Rows from a dataset of charts and code

## Begin

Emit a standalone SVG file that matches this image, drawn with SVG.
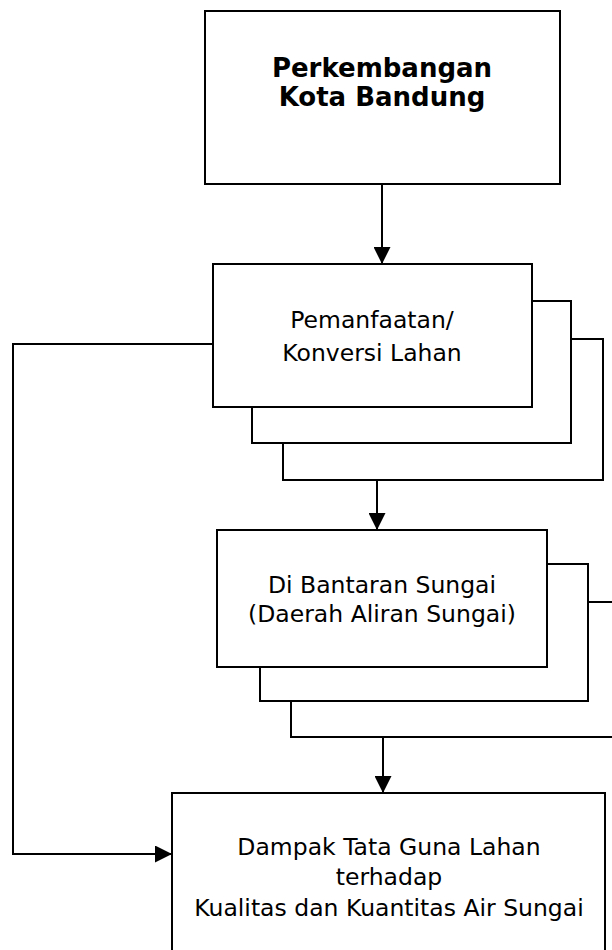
<svg xmlns="http://www.w3.org/2000/svg" width="612" height="950" viewBox="0 0 612 950">
  <style>
    .box { fill: #ffffff; stroke: #000000; stroke-width: 2; }
    .wire { fill: none; stroke: #000000; stroke-width: 2; }
    .lbl { font-family: "DejaVu Sans", Verdana, sans-serif; font-size: 23.5px; fill: #000000; text-anchor: middle; }
    .title { font-family: "DejaVu Sans", Verdana, sans-serif; font-size: 26px; font-weight: bold; fill: #000000; text-anchor: middle; }
  </style>
  <defs>
    <marker id="arrow" viewBox="0 0 10 10" refX="10" refY="5" markerWidth="8.5" markerHeight="8.5" markerUnits="strokeWidth" orient="auto">
      <path d="M0,0 L10,5 L0,10 Z" fill="#000000"/>
    </marker>
  </defs>
  <rect width="612" height="950" fill="#ffffff"/>

  <!-- Top node -->
  <g id="perkembangan">
    <rect class="box" x="205" y="11" width="355" height="173"/>
    <text class="title" x="382" y="77">Perkembangan</text>
    <text class="title" x="382" y="106">Kota Bandung</text>
  </g>

  <!-- Land use node, stacked -->
  <g id="pemanfaatan">
    <rect class="box" x="283" y="339" width="320" height="141"/>
    <rect class="box" x="252" y="301" width="319" height="142"/>
    <rect class="box" x="213" y="264" width="319" height="143"/>
    <text class="lbl" x="372" y="328">Pemanfaatan/</text>
    <text class="lbl" x="372" y="361">Konversi Lahan</text>
  </g>

  <!-- Riverbank node, stacked -->
  <g id="bantaran">
    <rect class="box" x="291" y="602" width="340" height="135"/>
    <rect class="box" x="260" y="564" width="328" height="137"/>
    <rect class="box" x="217" y="530" width="330" height="137"/>
    <text class="lbl" x="382" y="593">Di Bantaran Sungai</text>
    <text class="lbl" x="382" y="622">(Daerah Aliran Sungai)</text>
  </g>

  <!-- Impact node -->
  <g id="dampak">
    <rect class="box" x="172" y="793" width="433" height="180"/>
    <text class="lbl" x="389" y="855">Dampak Tata Guna Lahan</text>
    <text class="lbl" x="389" y="885">terhadap</text>
    <text class="lbl" x="389" y="916">Kualitas dan Kuantitas Air Sungai</text>
  </g>

  <!-- Connectors -->
  <g id="connectors">
    <path class="wire" d="M382,184 V264" marker-end="url(#arrow)"/>
    <path class="wire" d="M377,480 V530" marker-end="url(#arrow)"/>
    <path class="wire" d="M383,737 V793" marker-end="url(#arrow)"/>
    <path class="wire" d="M213,344 H13 V854 H172" marker-end="url(#arrow)"/>
  </g>
</svg>
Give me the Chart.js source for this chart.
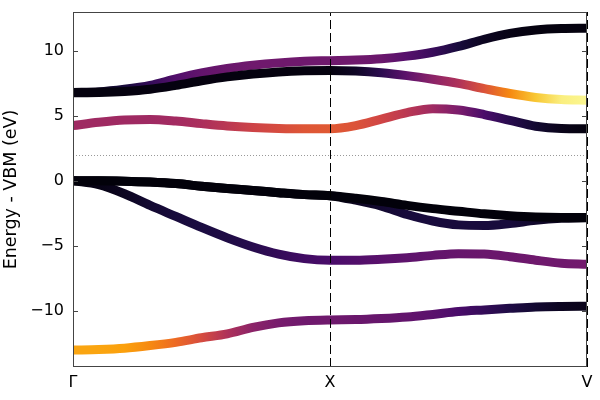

## End

Goal: Report how many lines hold the string "this", giving the number and nothing else.

The response: 2